Jetzt springt der Funke über:
Der oppositionelle Norden mit den vielen muslimischen Gastarbeitern begehrt auf. Innerhalb der Armee der Eflenbeinküste wird geputscht. Die Aufständischen wollen jetzt alle Macht, sie wollen nach Abidjan. Frankreich hat ein Beistandsabkommen mit Abidjan. Präsident Gbagbo ruft französisches Militär gegen die Aufständischen zu Hilfe. Doch anders als er erwartet, verhält sich Paris in diesem Konflikt neutral.
"Wenn hier niemand mehr die Linien zwischen Norden und Süden trennt, dann würden sie sofort gegeneinander marschieren. Das wäre der Beginn des Bürgerkrieges", erklärt Capitaine Olivier Sagon von der französischen Operation Licorne.

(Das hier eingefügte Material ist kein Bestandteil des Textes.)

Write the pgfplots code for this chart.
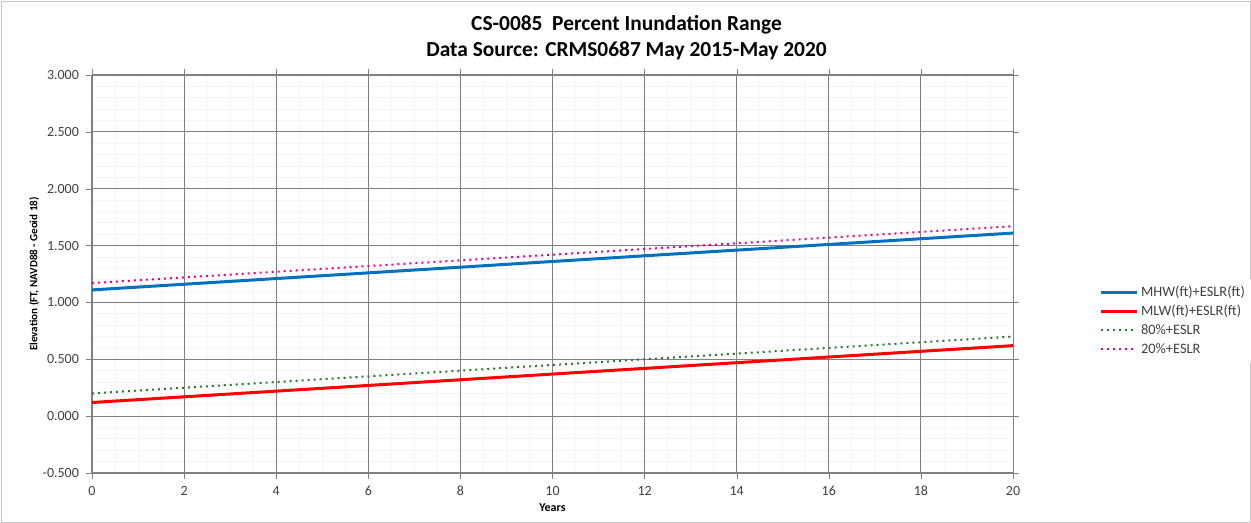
\documentclass[border=0pt]{standalone}
\usepackage{pgfplots}
\pgfplotsset{compat=1.18}
\usepackage{fontspec}
\setmainfont{Carlito}
\definecolor{mhw}{RGB}{0,112,192}
\definecolor{mlw}{RGB}{255,0,0}
\definecolor{p80}{RGB}{40,120,50}
\definecolor{p20}{RGB}{235,0,140}
\definecolor{gridc}{RGB}{128,128,128}
\begin{document}
\begin{tikzpicture}
\useasboundingbox (-46pt,-25pt) rectangle (579.5pt,236.5pt);
\draw[gray!45] (-45.5pt,-24.5pt) rectangle (579pt,236pt);
\begin{axis}[
    at={(0,0)}, anchor=south west,
    scale only axis,
    width=460.5pt, height=199pt,
    xmin=0, xmax=20, ymin=-0.5, ymax=3,
    xtick={0,2,...,20},
    ytick={-0.5,0,...,3},
    minor x tick num=3, minor y tick num=4,
    grid=both,
    major grid style={gridc, line width=0.5pt},
    minor grid style={gray!8, line width=0.4pt, blend mode=multiply},
    axis line style={gridc},
    tick style={gridc},
    tick align=outside,
    major tick length=3pt, minor tick length=0pt,
    xticklabel style={font=\fontsize{7}{8}\selectfont, text=black!75},
    yticklabel style={font=\fontsize{7}{8}\selectfont, text=black!75,
        /pgf/number format/.cd, fixed, fixed zerofill, precision=3},
    /pgf/number format/assume math mode=true,
    xlabel={\bfseries Years},
    ylabel={\bfseries Elevation (FT, NAVD88 - Geoid 18)},
    xlabel style={font=\fontsize{6}{7}\selectfont, yshift=3pt},
    ylabel style={font=\fontsize{5.5}{6}\selectfont, yshift=-5pt},
    title style={font=\bfseries\fontsize{10.7}{13}\selectfont, align=center, yshift=-2pt, xshift=37pt},
    title={CS-0085\ \ Percent Inundation Range\\Data Source: CRMS0687 May 2015-May 2020},
    legend style={at={(1.087,0.489)}, anchor=north west, draw=none,
        font=\fontsize{7.2}{8}\selectfont, text=black!75, row sep=0pt,
        nodes={inner sep=1.25pt, text height=5.5pt, text depth=1.5pt}},
    legend image code/.code={\draw[#1] (0pt,0pt) -- (18pt,0pt);},
    legend cell align=left,
]
\addplot[mhw, line width=1.5pt] coordinates {(0,1.11) (20,1.61)};
\addlegendentry{MHW(ft)+ESLR(ft)}
\addplot[mlw, line width=1.5pt] coordinates {(0,0.12) (20,0.62)};
\addlegendentry{MLW(ft)+ESLR(ft)}
\addplot[p80, line width=1pt, dotted] coordinates {(0,0.20) (20,0.70)};
\addlegendentry{80\%+ESLR}
\addplot[p20, line width=1pt, dotted] coordinates {(0,1.17) (20,1.67)};
\addlegendentry{20\%+ESLR}
\end{axis}
\end{tikzpicture}
\end{document}
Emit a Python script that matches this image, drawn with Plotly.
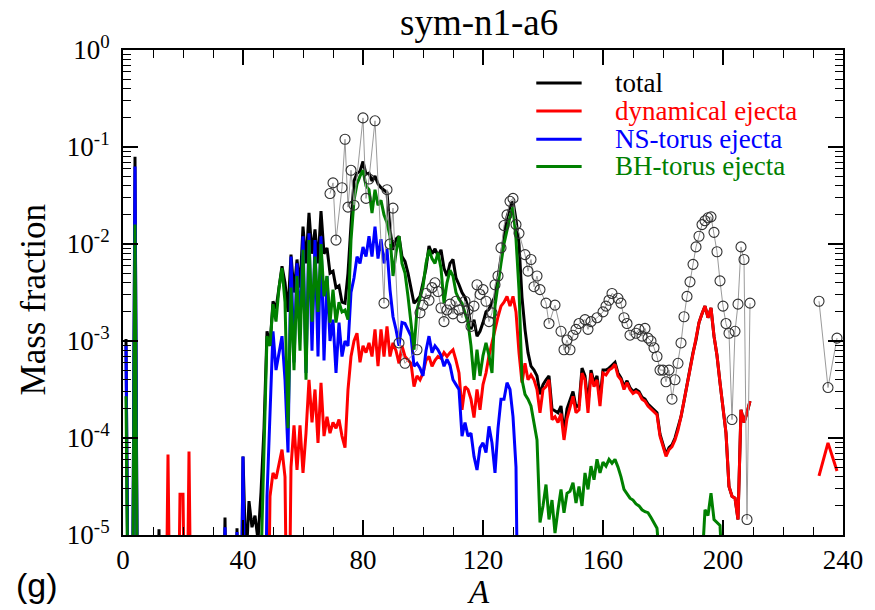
import plotly.graph_objects as go

# ---------------------------------------------------------------------------
# Nucleosynthesis yields of model sym-n1-a6: mass fraction versus mass number A.
# Values are stored as log10(mass fraction); FLOOR marks abundances far below
# the plotted range (the curve simply drops off the bottom axis there).
# ---------------------------------------------------------------------------
FLOOR = -7.0
F = FLOOR

# total ejecta
total_A = [1, 2, 3, 4, 5, 11, 12, 13, 33, 34, 35, 37, 38, 39, 40, 41, 42, 43, 44, 45, 46, 47] + list(range(48, 210))
total_log = [
    -2.98, F, F, -1.10, F, F, -4.94, F, F, -4.82, F, F, -4.93, F, -4.19, -5.3, -4.65, -4.92, -4.80, -5.05, -4.56, -3.9,
    -2.90, -3.05, -2.59, -2.67, -2.45, -2.23, -2.40, -2.70, -2.11, -2.50,
    -2.16, -2.45, -1.82, -2.20, -1.68, -2.10, -1.85, -2.20, -1.66, -2.10,
    -2.04, -2.30, -2.28, -2.45, -2.43, -2.60, -2.61, -2.30, -1.80, -1.35,
    -1.27, -1.25, -1.15, -1.28, -1.27, -1.35, -1.30, -1.38, -1.42, -1.45,
    -1.47, -1.85, -2.06, -1.95, -1.92, -2.13, -2.18, -2.30, -2.47, -2.61,
    -2.58, -2.54, -2.40, -2.25, -2.02, -2.10, -2.05, -2.12, -2.06, -2.25,
    -2.33, -2.20, -2.16, -2.35, -2.42, -2.50, -2.55, -2.65, -2.88, -2.78,
    -2.95, -2.90, -2.81, -2.70, -2.67, -2.60, -2.54, -2.35, -2.15, -1.92,
    -1.72, -1.62, -1.56, -1.75, -2.00, -2.55, -2.88, -3.12, -3.26, -3.30,
    -3.36, -3.55, -3.45, -3.40, -3.36, -3.70, -3.72, -3.74, -3.67, -3.95,
    -3.70, -3.60, -3.52, -3.68, -3.66, -3.28, -3.36, -3.65, -3.30, -3.43,
    -3.36, -3.60, -3.30, -3.30, -3.28, -3.25, -3.22, -3.33, -3.38, -3.47,
    -3.41, -3.48, -3.52, -3.50, -3.52, -3.58, -3.60, -3.65, -3.68, -3.72,
    -3.74, -3.96, -4.08, -4.17, -4.10, -4.07, -4.00, -3.90, -3.78, -3.62,
    -3.45, -3.30, -3.12, -2.99, -2.81, -2.72, -2.64, -2.76, -2.66, -2.95,
    -3.15, -3.43, -3.70, -3.95, -4.50, -4.60, -4.62, -4.84, -3.71, -3.84,
    -3.74, -3.62,
]

# dynamical ejecta (None breaks the line between A=209 and the actinides)
dyn_A = [14, 15, 16, 18, 19, 20, 21, 22, 23] + list(range(48, 210)) + [220, 232, 235, 238]
dyn_log = [
    F, -4.17, F, F, -4.58, -4.58, F, -4.14, F,
    F, -4.60, -4.36, -4.42, -4.25, -4.12, -4.40, F, -4.30, -3.87,
    -4.33, -3.87, -4.36, -3.95, -3.40, -3.84, -3.50, -4.05, -3.43, -3.98,
    -3.78, -3.95, -3.84, -3.90, -3.81, -3.98, -4.10, -3.50, -3.16, -3.00,
    -2.92, -3.22, -3.05, -3.12, -3.02, -3.16, -2.88, -3.26, -2.88, -3.16,
    -2.85, -3.16, -3.02, -3.10, -3.23, -3.05, -3.16, -3.20, -3.23, -3.47,
    -3.36, -3.40, -3.33, -3.20, -3.16, -3.26, -3.20, -3.16, -3.18, -3.12,
    -3.16, -3.12, -3.09, -3.20, -3.33, -3.71, -3.47, -3.50, -3.60, -3.79,
    -3.50, -3.71, -3.45, -3.33, -3.15, -3.02, -2.88, -2.75, -2.64, -2.60,
    -2.54, -2.64, -2.54, -2.70, -3.12, -3.43, -3.23, -3.40, -3.35, -3.40,
    -3.50, -3.74, -3.50, -3.47, -3.40, -3.81, -3.78, -3.84, -3.75, -4.02,
    -3.80, -3.67, -3.57, -3.74, -3.71, -3.33, -3.40, -3.74, -3.33, -3.47,
    -3.40, -3.67, -3.33, -3.35, -3.30, -3.28, -3.24, -3.36, -3.40, -3.50,
    -3.43, -3.50, -3.54, -3.52, -3.54, -3.60, -3.62, -3.67, -3.70, -3.74,
    -3.76, -3.98, -4.10, -4.19, -4.12, -4.09, -4.02, -3.92, -3.78, -3.62,
    -3.45, -3.30, -3.12, -2.99, -2.81, -2.72, -2.64, -2.76, -2.66, -2.95,
    -3.15, -3.43, -3.70, -3.95, -4.50, -4.60, -4.62, -4.84, -3.71, -3.84,
    -3.74, -3.62,
    None, -4.39, -4.05, -4.34,
]

# NS-torus ejecta
ns_A = [1, 2, 3, 4, 5, 33, 34, 35, 37, 38, 39, 40, 41, 47] + list(range(48, 133))
ns_log = [
    -3.05, F, F, -1.20, F, F, -4.92, F, F, -4.97, F, -4.19, F, F,
    -4.60, -3.80, -2.90, -3.30, -3.10, -2.95, -3.40, -4.15, -2.13, -3.22,
    -2.20, -2.90, -1.92, -3.33, -1.89, -3.10, -1.96, -3.16, -1.92, -3.20,
    -2.33, -3.00, -2.78, -3.33, -2.81, -3.16, -3.00, -3.05, -2.50, -2.35,
    -2.13, -2.20, -2.03, -2.13, -1.92, -2.13, -1.82, -2.15, -1.95, -2.20,
    -2.05, -2.47, -2.75, -2.88, -3.05, -2.81, -2.82, -2.88, -2.95, -3.26,
    -3.23, -3.28, -3.36, -3.10, -2.95, -3.12, -3.05, -3.09, -3.15, -3.26,
    -3.19, -3.25, -3.40, -3.45, -3.50, -3.98, -3.84, -3.98, -3.95, -4.19,
    -4.33, -4.10, -4.05, -4.15, -3.88, -4.05, -4.36, -3.90, -3.60, -3.60,
    -3.43, -3.50, -3.78, -4.30, F,
]

# BH-torus ejecta
bh_A = [1, 2, 3, 4, 5, 45, 46, 47] + list(range(48, 202))
bh_log = [
    -3.57, F, F, -1.80, F, F, -5.3, -4.0,
    -2.95, -3.05, -2.62, -2.80, -2.45, -2.25, -2.60, -3.90, -2.45, -3.30,
    -2.33, -3.10, -2.06, -3.40, -1.96, -2.80, -2.13, -2.70, -2.00, -2.54,
    -2.33, -2.81, -2.47, -2.81, -2.60, -2.70, -2.68, -2.78, -1.96, -1.55,
    -1.38, -1.30, -1.24, -1.40, -1.44, -1.68, -1.44, -1.60, -1.55, -1.70,
    -1.78, -1.92, -2.33, -2.09, -1.92, -2.20, -2.30, -2.54, -2.80, -3.09,
    -2.68, -2.55, -2.44, -2.20, -2.06, -2.15, -2.20, -2.09, -2.25, -2.61,
    -2.40, -2.27, -2.33, -2.50, -2.57, -2.61, -2.70, -2.81, -3.05, -3.40,
    -3.09, -3.36, -3.15, -3.02, -3.15, -3.33, -2.64, -2.40, -2.20, -2.00,
    -1.85, -1.72, -1.62, -1.95, -2.47, -3.40, -3.55, -3.60, -3.67, -3.85,
    -4.02, -4.87, -4.70, -4.48, -4.84, -4.64, -4.98, -4.74, -4.53, -4.77,
    -4.57, -4.55, -4.46, -4.67, -4.50, -4.70, -4.36, -4.53, -4.29, -4.43,
    -4.22, -4.36, -4.25, -4.29, -4.22, -4.26, -4.22, -4.30, -4.40, -4.53,
    -4.58, -4.62, -4.64, -4.68, -4.70, -4.74, -4.76, -4.77, -4.82, -4.87,
    -4.93, -5.30, F, F, F, F, F, F, F, F,
    F, F, F, F, F, -5.3, -4.74, -4.80, -4.57, -4.84,
    -4.87, -4.90, -5.5, F,
]

# scaled solar r-process abundances (open circles)
solar_A = [69, 70, 71, 73, 74, 75, 76, 77, 80, 81, 82, 84, 87, 88, 89, 90, 92, 94, 98,
           99, 100, 101, 102, 103, 104, 105, 106, 107, 108, 109, 110, 111, 112, 113, 114,
           115, 116, 117, 118, 119, 120, 121, 122, 123, 124, 125, 126, 127, 128, 129, 130,
           131, 132, 134, 135, 136, 137, 138, 139, 141, 142, 144, 146, 147, 148, 149, 150,
           151, 152, 154, 155, 156, 158, 160, 161, 162, 163, 165, 166, 167, 168, 169, 171,
           172, 173, 174, 175, 176, 177, 178, 179, 180, 181, 182, 183, 184, 185, 186, 187,
           188, 189, 190, 191, 192, 193, 194, 195, 196, 197, 198, 199, 200, 201, 202, 203,
           204, 205, 206, 207, 208, 209, 220, 232, 235, 238]
solar_log = [-1.48, -1.37, -1.96, -1.42, -0.92, -1.62, -1.24, -1.60, -0.70, -1.53, -1.33, -0.73,
             -2.61, -1.44, -2.00, -1.63, -3.02, -3.23, -3.09,
             -2.71, -2.63, -2.51, -2.58, -2.45, -2.40, -2.49, -2.66, -2.80, -2.68, -2.62, -2.72,
             -2.59, -2.68, -2.76, -2.59, -2.68, -2.85, -2.64, -2.42, -2.52, -2.47, -2.59, -2.80,
             -2.71, -2.42, -2.33, -2.04, -1.81, -1.70, -1.56, -1.53,
             -1.80, -1.89, -2.11, -2.28, -2.16, -2.44, -2.33, -2.47, -2.61, -2.82, -2.63, -2.90,
             -3.09, -2.99, -3.09, -2.94, -2.88, -2.82, -2.78, -2.88, -2.80, -2.76, -2.70, -2.64,
             -2.58, -2.51, -2.56, -2.61, -2.76, -2.82, -2.94, -2.92, -2.88, -2.95, -2.87, -2.97,
             -3.00, -3.07, -3.16, -3.30, -3.30, -3.42, -3.30, -3.60, -3.40, -3.23, -3.02, -2.75,
             -2.54, -2.39, -2.21, -2.03, -1.92, -1.80, -1.76, -1.73, -1.72, -1.88, -2.08, -2.38,
             -2.64, -2.82, -2.92, -3.81, -2.90, -2.62, -2.03, -2.16, -4.84, -2.61,
             None, -2.59, -3.48, -2.97]

x_tick_vals = [0, 40, 80, 120, 160, 200, 240]
y_tick_exps = [-5, -4, -3, -2, -1, 0]

SERIF = "Liberation Serif"
SANS = "Liberation Sans"


def to_fraction(logs):
    return [None if v is None else 10.0 ** v for v in logs]


series = [
    ("total", total_A, total_log, "#000000"),
    ("dynamical ejecta", dyn_A, dyn_log, "#ff0000"),
    ("NS-torus ejecta", ns_A, ns_log, "#0000ff"),
    ("BH-torus ejecta", bh_A, bh_log, "#008000"),
]

fig = go.Figure()
for name, a, lg, color in series:
    fig.add_trace(go.Scatter(
        x=a, y=to_fraction(lg), mode="lines", name=name,
        line=dict(color=color, width=3), connectgaps=False, showlegend=False,
    ))

fig.add_trace(go.Scatter(
    x=solar_A, y=to_fraction(solar_log), mode="lines+markers", name="solar r",
    line=dict(color="#9a9a9a", width=1),
    marker=dict(symbol="circle-open", size=10, color="#303030", line=dict(width=1.1)),
    connectgaps=False, showlegend=False,
))

# legend drawn as line samples + coloured labels in the upper right
legend_rows = [0.932, 0.874, 0.816, 0.760]
for (name, _, _, color), yrow in zip(series, legend_rows):
    fig.add_shape(type="line", xref="paper", yref="paper",
                  x0=0.574, x1=0.637, y0=yrow, y1=yrow,
                  line=dict(color=color, width=3))
    fig.add_annotation(text=name, xref="paper", yref="paper", x=0.681, y=yrow,
                       xanchor="left", yanchor="middle", showarrow=False,
                       font=dict(family=SERIF, size=27, color=color))

fig.add_annotation(text="sym-n1-a6", xref="paper", yref="paper", x=0.494, y=1.0,
                   yshift=28, xanchor="center", yanchor="middle", showarrow=False,
                   font=dict(family=SERIF, size=37, color="black"))
fig.add_annotation(text="Mass fraction", xref="paper", yref="paper", x=-0.124, y=0.485,
                   textangle=-90, xanchor="center", yanchor="middle", showarrow=False,
                   font=dict(family=SERIF, size=35, color="black"))
fig.add_annotation(text="<i>A</i>", xref="paper", yref="paper", x=0.494, y=-0.118,
                   xanchor="center", yanchor="middle", showarrow=False,
                   font=dict(family=SERIF, size=33, color="black"))
fig.add_annotation(text="(g)", xref="paper", yref="paper", x=-0.119, y=-0.103,
                   xanchor="center", yanchor="middle", showarrow=False,
                   font=dict(family=SANS, size=34, color="black"))

axis_common = dict(
    showline=True, linecolor="black", linewidth=2, mirror="ticks",
    ticks="inside", ticklen=15, tickwidth=1.5, tickcolor="black",
    showgrid=False, zeroline=False,
    tickfont=dict(family=SERIF, size=27, color="black"),
)

fig.update_xaxes(
    range=[0, 240], tickmode="array", tickvals=x_tick_vals,
    minor=dict(dtick=10, ticks="inside", ticklen=8, tickwidth=1, tickcolor="black", showgrid=False),
    **axis_common,
)

minor_y = [m * 10.0 ** e for e in y_tick_exps[:-1] for m in range(2, 10)]
fig.update_yaxes(
    type="log", range=[-5, 0], tickmode="array",
    tickvals=[10.0 ** e for e in y_tick_exps],
    ticktext=["10<sup>%d</sup>" % e for e in y_tick_exps],
    minor=dict(tickmode="array", tickvals=minor_y, ticks="inside", ticklen=8,
               tickwidth=1, tickcolor="black", showgrid=False),
    ticklabelstandoff=6,
    **axis_common,
)

fig.update_layout(
    width=875, height=610,
    margin=dict(l=123, r=27, t=50, b=75),
    paper_bgcolor="white", plot_bgcolor="white",
    showlegend=False,
)

fig.write_html("out.html")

So gerieten die Franzosen zwischen die Fronten und drohen, darin zerrieben zu werden. Warum also kein Rückzug? "Wenn sich Frankreich von der Elfenbeinküste zurückzöge, hieße das den völligen Rückzug aus Afrika" so die Journalistin Judith Rueff von Liberation. "Das wäre ein enormer Prestigeverlust für die französische Diplomatie. Wenn man dann berücksichtigt, welche Position Frankreich im Irakkonflikt hatte, würden sich die Amerikaner geradezu die Hände reiben, wenn sie sähen, dass die französische Politik an der Elfenbeinküste gescheitert ist."
Es ist ein teueres Engagement, das sich die Franzosen in ihrer ehemaligen Kolonie leisten. Trauerfeier für die neun an der Elfenbeinküste getöteten Soldaten diese Woche im Pariser Invalidendom. Hier zeigte sich noch einmal das Gesicht der alten Kolonialmacht: Frankreich, so erklärte die Regierung, lasse nicht zu, dass seine Soldaten ungestraft getötet würden.
Die Regierung in Abidjan wird mit weiteren Konsequenzen rechnen müssen.
Doch die hat längst einen anderen Kurs eingeschlagen. Der christliche Präsident Gbagbo hat neue, einflussreiche Freunde im Kampf gegen den muslimischen Norden gefunden, nämlich jenseits des Atlantiks. Im fernen Washington sieht man nicht ohne Genugtuung, wie der Konflikt zwischen Paris und Abidjan eskaliert.